Quote all entries exactly, leaving pictures aside.

(Source code of charts)
########
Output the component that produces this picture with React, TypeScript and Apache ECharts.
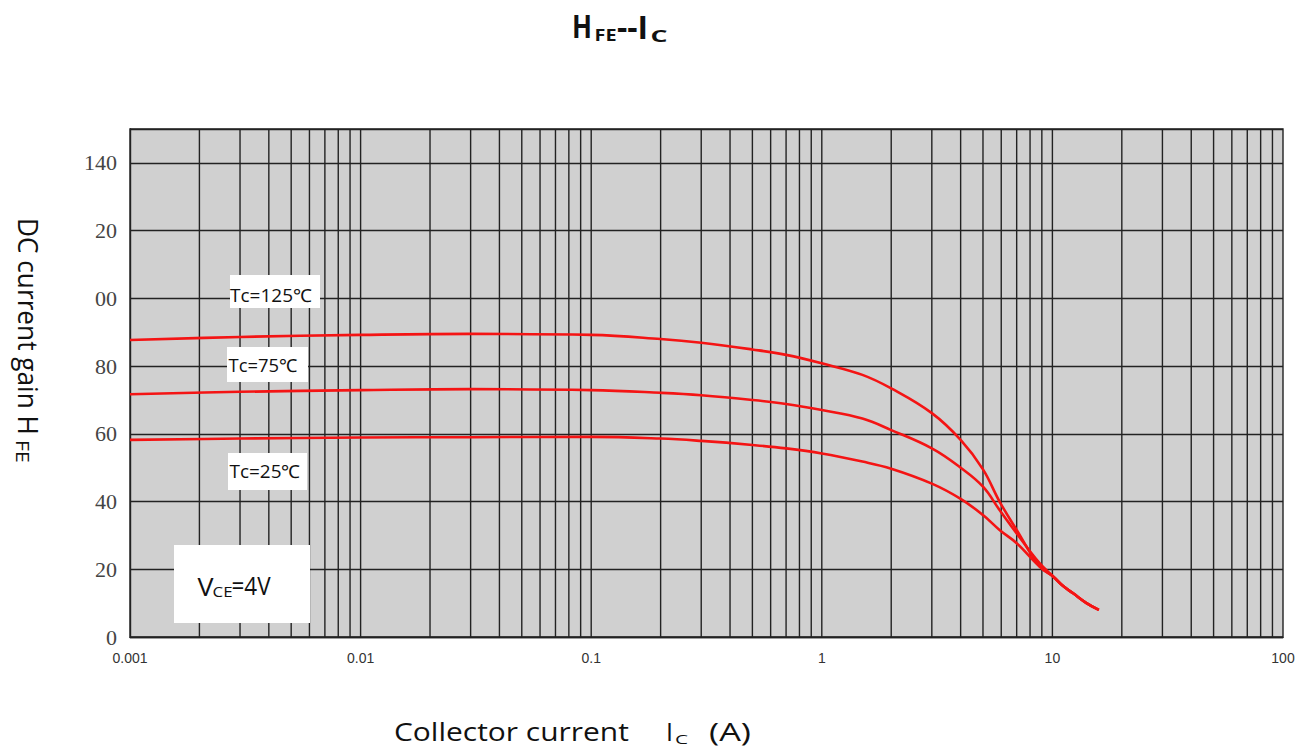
import React, { useEffect, useRef } from "react";
import * as echarts from "echarts";

// ---- data ----
const icPoints = [0.001, 0.003, 0.01, 0.03, 0.1, 0.2, 0.3, 0.5, 0.7, 1, 1.5, 2, 3, 4, 5, 5.9, 7, 8.8, 10.1, 11.1, 12.3, 14, 15.9];
const hfe125 = [87.7, 88.6, 89.2, 89.5, 89.2, 88.0, 86.9, 84.9, 83.3, 80.8, 77.4, 73.4, 66.1, 58.2, 49.5, 40.0, 31.6, 20.8, 17.8, 15.1, 12.9, 10.1, 8.0];
const hfe75 = [71.7, 72.4, 72.9, 73.2, 72.9, 72.1, 71.4, 70.0, 68.8, 67.0, 64.5, 61.1, 55.7, 50.0, 44.4, 37.5, 30.6, 21.8, 17.8, 15.1, 12.9, 10.1, 8.0];
const hfe25 = [58.2, 58.6, 58.9, 59.0, 59.1, 58.6, 57.9, 56.7, 55.7, 54.2, 51.8, 49.7, 45.3, 40.8, 36.0, 31.6, 27.7, 20.8, 17.8, 15.1, 12.9, 10.1, 8.0];

const seriesNames = ["Tc=125℃", "Tc=75℃", "Tc=25℃"];

// axis structure
const xDecades = [0.001, 0.01, 0.1, 1, 10];
const xMultipliers = [1, 2, 3, 4, 5, 6, 7, 8, 9];
const xTickLabels: Record<string, string> = {
  "0.001": "0.001",
  "0.01": "0.01",
  "0.1": "0.1",
  "1": "1",
  "10": "10",
  "100": "100",
};
const yTickLabels: Record<number, string> = {
  0: "0",
  20: "20",
  40: "40",
  60: "60",
  80: "80",
  100: "00",
  120: "20",
  140: "140",
};

const gridXValues: number[] = [];
xDecades.forEach((d) => xMultipliers.forEach((m) => { if (!(d === 0.001 && m === 1)) gridXValues.push(+(d * m).toPrecision(3)); }));

const LINE_RED = "#f41414";
const GRID_COLOR = "#222222";
const FONT = "Open Sans";
const TEXT_COLOR = "#111111";

function pairs(xs: number[], ys: number[]) {
  return xs.map((x, i) => [x, ys[i]]);
}

function measureWidth(text: string, fontSize: number, fontWeight: string, family = FONT) {
  const t = new (echarts.graphic as any).Text({ style: { text, fontSize, fontFamily: family, fontWeight } });
  return t.getBoundingRect().width || 1;
}

// a text piece fitted to a left edge and a width, vertically centred on its caps
function piece(text: string, left: number, width: number, cy: number, fontSize: number, fontWeight = "normal", extra: any = {}) {
  const w = measureWidth(text, fontSize, fontWeight);
  return {
    type: "text",
    z: 101,
    x: left,
    y: cy,
    scaleX: width / w,
    ...extra,
    style: { text, fontSize, fontFamily: FONT, fontWeight, fill: TEXT_COLOR, align: "left", verticalAlign: "middle" },
  };
}

// rotated (reads top to bottom) piece: starts at y = top, runs `length` px downwards
function vpiece(text: string, top: number, length: number, cx: number, fontSize: number, thick = 1.15) {
  const w = measureWidth(text, fontSize, "normal");
  return {
    type: "text",
    z: 101,
    x: cx,
    y: top,
    rotation: -Math.PI / 2,
    scaleX: length / w,
    scaleY: thick,
    style: { text, fontSize, fontFamily: FONT, fill: TEXT_COLOR, align: "left", verticalAlign: "middle" },
  };
}

const Y_LABEL_FONT = "Liberation Serif";
const Y_LABEL_SIZE = 22;

export default function App() {
  const ref = useRef<HTMLDivElement>(null);
  useEffect(() => {
    if (!ref.current) return;
    const chart = echarts.init(ref.current, undefined, { renderer: "svg" });
    const curveSeries = [hfe125, hfe75, hfe25].map((ys, i) => ({
      name: seriesNames[i],
      type: "line",
      data: pairs(icPoints, ys),
      smooth: 0.4,
      symbol: "none",
      lineStyle: { color: LINE_RED, width: 2.6 },
      z: 5,
    }));
    chart.setOption({
      animation: false,
      backgroundColor: "#ffffff",
      textStyle: { fontFamily: "Liberation Sans" },
      grid: {
        left: 130,
        right: 17,
        top: 129,
        bottom: 112,
        show: true,
        backgroundColor: "#d0d0d0",
        borderColor: GRID_COLOR,
        borderWidth: 1.4,
      },
      xAxis: {
        type: "log",
        logBase: 10,
        min: 0.001,
        max: 100,
        axisLine: { show: true, lineStyle: { color: GRID_COLOR, width: 1.4 } },
        axisTick: { show: false },
        splitLine: { show: false },
        axisLabel: {
          margin: 14,
          fontFamily: "Liberation Sans",
          fontSize: 14,
          color: "#333",
          formatter: (v: number) => xTickLabels[String(+v.toPrecision(3))] ?? "",
        },
      },
      yAxis: {
        type: "value",
        min: 0,
        max: 150,
        interval: 20,
        axisLine: { show: true, lineStyle: { color: GRID_COLOR, width: 1.4 } },
        axisTick: { show: false },
        splitLine: { show: true, lineStyle: { color: GRID_COLOR, width: 1.4 } },
        axisLabel: {
          margin: 13,
          fontFamily: Y_LABEL_FONT,
          fontSize: Y_LABEL_SIZE,
          fontWeight: "normal",
          color: "#444",
          width: 40,
          overflow: "none",
          formatter: (v: number) => yTickLabels[v] ?? "",
        },
      },
      series: [
        {
          type: "custom",
          silent: true,
          z: 1,
          data: gridXValues.map((v) => [v, 0]),
          encode: { x: 0, y: 1 },
          renderItem: (params: any, api: any) => {
            const v = api.value(0);
            const p1 = api.coord([v, 0]);
            const p2 = api.coord([v, 150]);
            return {
              type: "line",
              shape: { x1: p1[0], y1: p1[1], x2: p2[0], y2: p2[1] },
              style: { stroke: GRID_COLOR, lineWidth: 1.4 },
            };
          },
        },
        ...curveSeries,
      ],
      graphic: [
        // title H_FE--I_C
        piece("H", 572, 20, 25.5, 33, "bold"),
        piece("FE", 594.5, 22, 35, 16.5, "bold"),
        piece("--I", 617, 31, 25.5, 33, "bold"),
        piece("C", 650.5, 17, 35, 16.5, "bold"),
        // y axis name
        vpiece("DC current gain H", 218, 217, 29, 24),
        vpiece("FE", 440, 23, 23, 15),
        // x axis name
        piece("Collector current", 394, 235, 731, 25),
        piece("I", 666, 7, 731, 25),
        piece("C", 675, 13, 739, 13),
        piece("(A)", 709, 42, 731, 25),
        // Tc labels
        { type: "rect", z: 100, shape: { x: 230, y: 275, width: 90, height: 33 }, style: { fill: "#fff" } },
        piece(seriesNames[0], 230, 82, 294.5, 18),
        { type: "rect", z: 100, shape: { x: 227, y: 347, width: 81, height: 35 }, style: { fill: "#fff" } },
        piece(seriesNames[1], 228.5, 69, 365, 18),
        { type: "rect", z: 100, shape: { x: 228, y: 453, width: 79, height: 37 }, style: { fill: "#fff" } },
        piece(seriesNames[2], 229.5, 71, 471, 18),
        // VCE box
        { type: "rect", z: 100, shape: { x: 174, y: 545, width: 136, height: 78 }, style: { fill: "#fff" } },
        piece("V", 197.5, 16, 586, 25),
        piece("CE", 212.5, 20, 592, 14),
        piece("=4V", 231.5, 39, 586, 25),
      ],
    });
    return () => chart.dispose();
  }, []);
  return <div ref={ref} style={{ position: "fixed", left: 0, top: 0, width: 1300, height: 749 }} />;
}
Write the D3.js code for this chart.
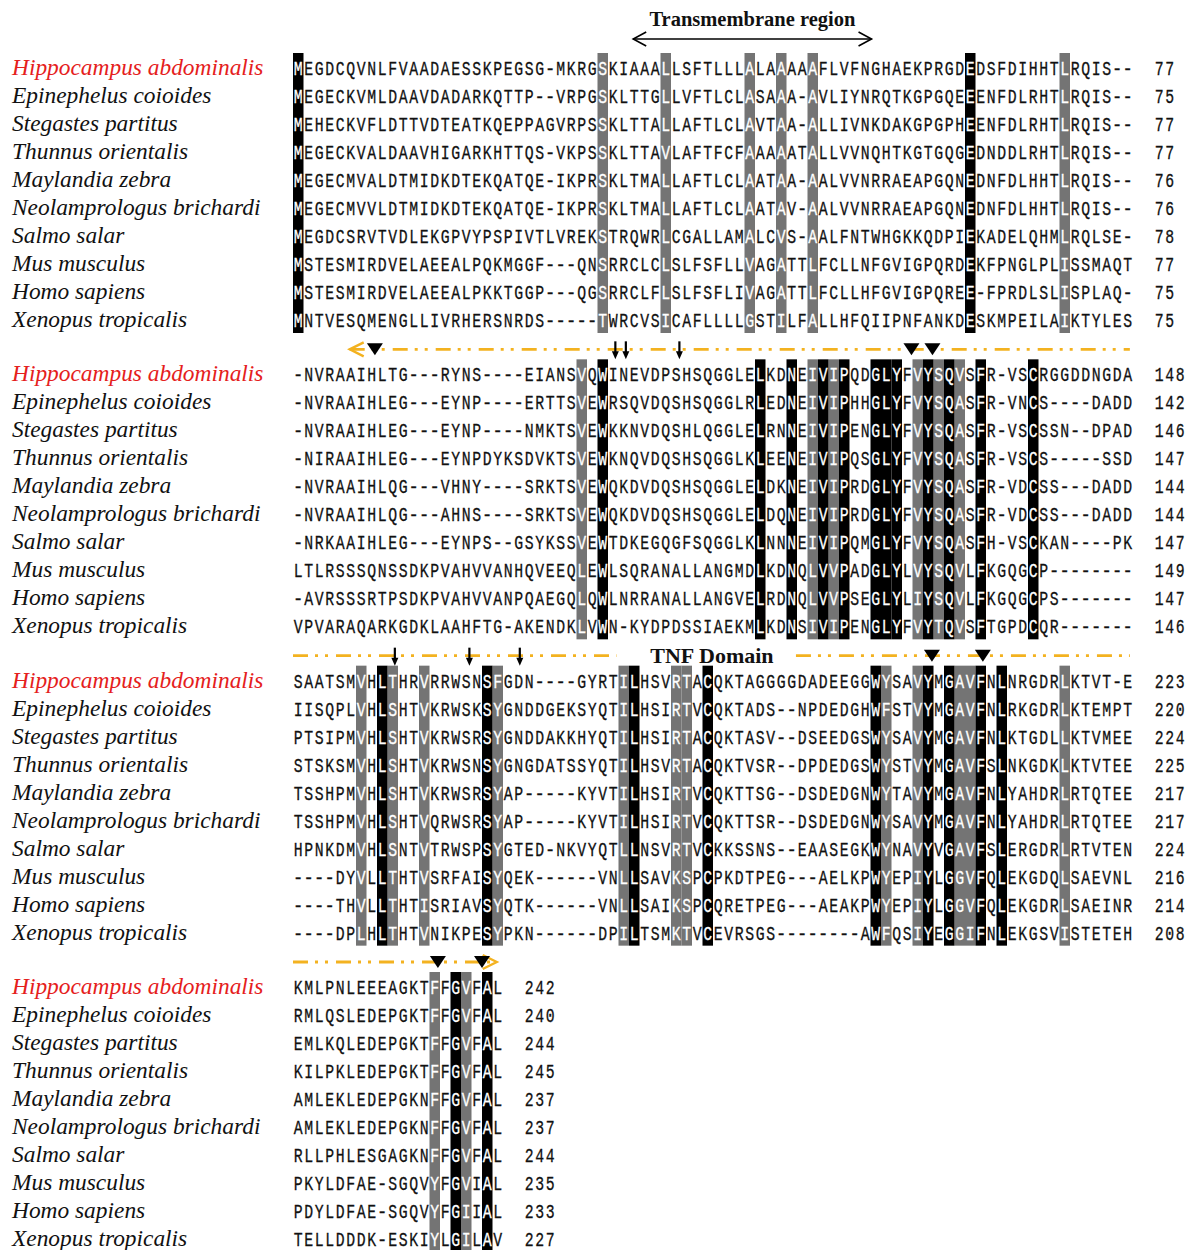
########
▶ **Answer to the problem**
Output the component that produces this picture with React, TypeScript and Apache ECharts.
import React, { useEffect, useRef } from "react";
import * as echarts from "echarts";

// ---- data ----
const icPoints = [0.001, 0.003, 0.01, 0.03, 0.1, 0.2, 0.3, 0.5, 0.7, 1, 1.5, 2, 3, 4, 5, 5.9, 7, 8.8, 10.1, 11.1, 12.3, 14, 15.9];
const hfe125 = [87.7, 88.6, 89.2, 89.5, 89.2, 88.0, 86.9, 84.9, 83.3, 80.8, 77.4, 73.4, 66.1, 58.2, 49.5, 40.0, 31.6, 20.8, 17.8, 15.1, 12.9, 10.1, 8.0];
const hfe75 = [71.7, 72.4, 72.9, 73.2, 72.9, 72.1, 71.4, 70.0, 68.8, 67.0, 64.5, 61.1, 55.7, 50.0, 44.4, 37.5, 30.6, 21.8, 17.8, 15.1, 12.9, 10.1, 8.0];
const hfe25 = [58.2, 58.6, 58.9, 59.0, 59.1, 58.6, 57.9, 56.7, 55.7, 54.2, 51.8, 49.7, 45.3, 40.8, 36.0, 31.6, 27.7, 20.8, 17.8, 15.1, 12.9, 10.1, 8.0];

const seriesNames = ["Tc=125℃", "Tc=75℃", "Tc=25℃"];

// axis structure
const xDecades = [0.001, 0.01, 0.1, 1, 10];
const xMultipliers = [1, 2, 3, 4, 5, 6, 7, 8, 9];
const xTickLabels: Record<string, string> = {
  "0.001": "0.001",
  "0.01": "0.01",
  "0.1": "0.1",
  "1": "1",
  "10": "10",
  "100": "100",
};
const yTickLabels: Record<number, string> = {
  0: "0",
  20: "20",
  40: "40",
  60: "60",
  80: "80",
  100: "00",
  120: "20",
  140: "140",
};

const gridXValues: number[] = [];
xDecades.forEach((d) => xMultipliers.forEach((m) => { if (!(d === 0.001 && m === 1)) gridXValues.push(+(d * m).toPrecision(3)); }));

const LINE_RED = "#f41414";
const GRID_COLOR = "#222222";
const FONT = "Open Sans";
const TEXT_COLOR = "#111111";

function pairs(xs: number[], ys: number[]) {
  return xs.map((x, i) => [x, ys[i]]);
}

function measureWidth(text: string, fontSize: number, fontWeight: string, family = FONT) {
  const t = new (echarts.graphic as any).Text({ style: { text, fontSize, fontFamily: family, fontWeight } });
  return t.getBoundingRect().width || 1;
}

// a text piece fitted to a left edge and a width, vertically centred on its caps
function piece(text: string, left: number, width: number, cy: number, fontSize: number, fontWeight = "normal", extra: any = {}) {
  const w = measureWidth(text, fontSize, fontWeight);
  return {
    type: "text",
    z: 101,
    x: left,
    y: cy,
    scaleX: width / w,
    ...extra,
    style: { text, fontSize, fontFamily: FONT, fontWeight, fill: TEXT_COLOR, align: "left", verticalAlign: "middle" },
  };
}

// rotated (reads top to bottom) piece: starts at y = top, runs `length` px downwards
function vpiece(text: string, top: number, length: number, cx: number, fontSize: number, thick = 1.15) {
  const w = measureWidth(text, fontSize, "normal");
  return {
    type: "text",
    z: 101,
    x: cx,
    y: top,
    rotation: -Math.PI / 2,
    scaleX: length / w,
    scaleY: thick,
    style: { text, fontSize, fontFamily: FONT, fill: TEXT_COLOR, align: "left", verticalAlign: "middle" },
  };
}

const Y_LABEL_FONT = "Liberation Serif";
const Y_LABEL_SIZE = 22;

export default function App() {
  const ref = useRef<HTMLDivElement>(null);
  useEffect(() => {
    if (!ref.current) return;
    const chart = echarts.init(ref.current, undefined, { renderer: "svg" });
    const curveSeries = [hfe125, hfe75, hfe25].map((ys, i) => ({
      name: seriesNames[i],
      type: "line",
      data: pairs(icPoints, ys),
      smooth: 0.4,
      symbol: "none",
      lineStyle: { color: LINE_RED, width: 2.6 },
      z: 5,
    }));
    chart.setOption({
      animation: false,
      backgroundColor: "#ffffff",
      textStyle: { fontFamily: "Liberation Sans" },
      grid: {
        left: 130,
        right: 17,
        top: 129,
        bottom: 112,
        show: true,
        backgroundColor: "#d0d0d0",
        borderColor: GRID_COLOR,
        borderWidth: 1.4,
      },
      xAxis: {
        type: "log",
        logBase: 10,
        min: 0.001,
        max: 100,
        axisLine: { show: true, lineStyle: { color: GRID_COLOR, width: 1.4 } },
        axisTick: { show: false },
        splitLine: { show: false },
        axisLabel: {
          margin: 14,
          fontFamily: "Liberation Sans",
          fontSize: 14,
          color: "#333",
          formatter: (v: number) => xTickLabels[String(+v.toPrecision(3))] ?? "",
        },
      },
      yAxis: {
        type: "value",
        min: 0,
        max: 150,
        interval: 20,
        axisLine: { show: true, lineStyle: { color: GRID_COLOR, width: 1.4 } },
        axisTick: { show: false },
        splitLine: { show: true, lineStyle: { color: GRID_COLOR, width: 1.4 } },
        axisLabel: {
          margin: 13,
          fontFamily: Y_LABEL_FONT,
          fontSize: Y_LABEL_SIZE,
          fontWeight: "normal",
          color: "#444",
          width: 40,
          overflow: "none",
          formatter: (v: number) => yTickLabels[v] ?? "",
        },
      },
      series: [
        {
          type: "custom",
          silent: true,
          z: 1,
          data: gridXValues.map((v) => [v, 0]),
          encode: { x: 0, y: 1 },
          renderItem: (params: any, api: any) => {
            const v = api.value(0);
            const p1 = api.coord([v, 0]);
            const p2 = api.coord([v, 150]);
            return {
              type: "line",
              shape: { x1: p1[0], y1: p1[1], x2: p2[0], y2: p2[1] },
              style: { stroke: GRID_COLOR, lineWidth: 1.4 },
            };
          },
        },
        ...curveSeries,
      ],
      graphic: [
        // title H_FE--I_C
        piece("H", 572, 20, 25.5, 33, "bold"),
        piece("FE", 594.5, 22, 35, 16.5, "bold"),
        piece("--I", 617, 31, 25.5, 33, "bold"),
        piece("C", 650.5, 17, 35, 16.5, "bold"),
        // y axis name
        vpiece("DC current gain H", 218, 217, 29, 24),
        vpiece("FE", 440, 23, 23, 15),
        // x axis name
        piece("Collector current", 394, 235, 731, 25),
        piece("I", 666, 7, 731, 25),
        piece("C", 675, 13, 739, 13),
        piece("(A)", 709, 42, 731, 25),
        // Tc labels
        { type: "rect", z: 100, shape: { x: 230, y: 275, width: 90, height: 33 }, style: { fill: "#fff" } },
        piece(seriesNames[0], 230, 82, 294.5, 18),
        { type: "rect", z: 100, shape: { x: 227, y: 347, width: 81, height: 35 }, style: { fill: "#fff" } },
        piece(seriesNames[1], 228.5, 69, 365, 18),
        { type: "rect", z: 100, shape: { x: 228, y: 453, width: 79, height: 37 }, style: { fill: "#fff" } },
        piece(seriesNames[2], 229.5, 71, 471, 18),
        // VCE box
        { type: "rect", z: 100, shape: { x: 174, y: 545, width: 136, height: 78 }, style: { fill: "#fff" } },
        piece("V", 197.5, 16, 586, 25),
        piece("CE", 212.5, 20, 592, 14),
        piece("=4V", 231.5, 39, 586, 25),
      ],
    });
    return () => chart.dispose();
  }, []);
  return <div ref={ref} style={{ position: "fixed", left: 0, top: 0, width: 1300, height: 749 }} />;
}
Write the D3.js code for this chart.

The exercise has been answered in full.